So just what is your browser cache, what exactly are cookies, and why is clearing them important for your business?
You most likely use quite a lot of software in your business, from word processing and spreadsheets to databases and even smartphone apps.
It can be easy to overlook your browser, but in fact it’s an important bit of business software.
You might use it for many things, including interacting with your customers on social media, banking, purchasing business supplies, networking, publishing content and keeping up with your email.
As such, it’s important that you keep your browser running as efficiently as possible.
What Is a Browser Cache?
The browser cache stores its own copy of web pages that you visit, including elements such as logos, banners, pictures and navigation buttons.
When you visit a web page, your browser checks its cache to see if it already has its own copy. If it does, it can use those elements without needing to re-download them every time, which makes the web page load faster and your browser run better.
What Are Cookies?
Cookies are small text files that are created and stored when you visit a web page. The web page sends information to your browser, creating a cookie. When you return to that web page, the browser retrieves the cookie and sends it to the website server.

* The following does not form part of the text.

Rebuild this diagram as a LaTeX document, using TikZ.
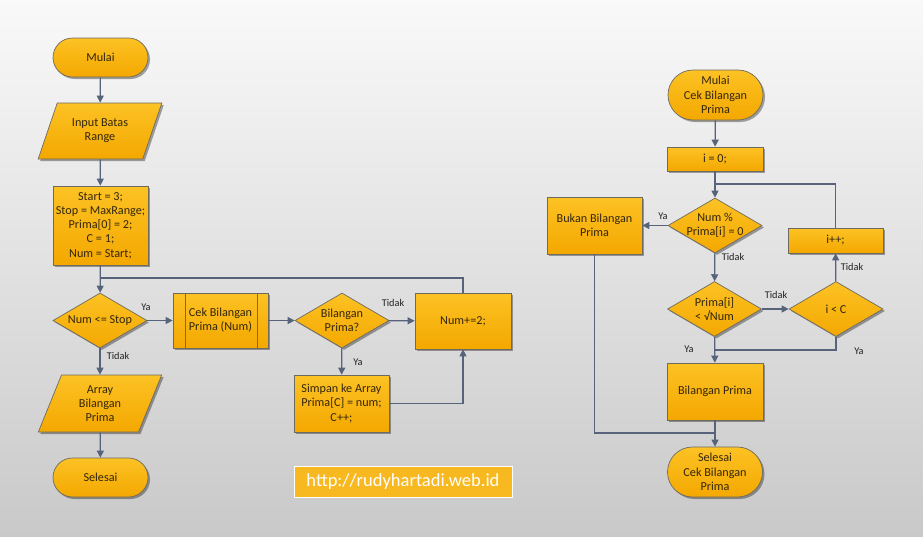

Cookies can be used for authentication, to save users having to log in over and over again and to keep track of pages visited so navigation is easier.
Why Do You Need to Clear Your Browser Cache?
The fact that your cache can help your browser to load web pages faster is obviously a good thing, but without regular clearing, your cache can cause some frustrating little problems.
As the article “The Importance of Clearing Your Browser Cache” points out, because your cache basically means your computer is loading an older, stored version of a website, you might run into issues such as:
- A web page hanging or freezing;
- Browsing sessions or log ins timing out;
- Games or applications malfunctioning;
- Page elements appearing broken;
- Problems with logging in to an account.
If you clear out both your cache and your cookies, the next time you visit a web page your computer will think you have neither visited nor logged onto it (if applicable) before. That’s good news, because you’ll get the most up to date version of the web page, which should solve any problems.
And, while cookies are generally safe, there is always the small risk of them containing harmful information, which you can get rid of by deleting them.
You’ll have to re-enter any usernames or passwords the first time you visit a website after clearing your cache and cookies, but that’s a small price to pay to keep your browser running quickly and securely.
When you think about it, using a web browser is most likely a regular part of your business day.
And just like any other part of your business, you want it to run as efficiently as possible.
That’s why regularly cleaning out your browser cache, and encouraging your employees to do the same, is important.
Think of it as a little tune up that will keep things running smoothly and keep your online business activities smooth and secure.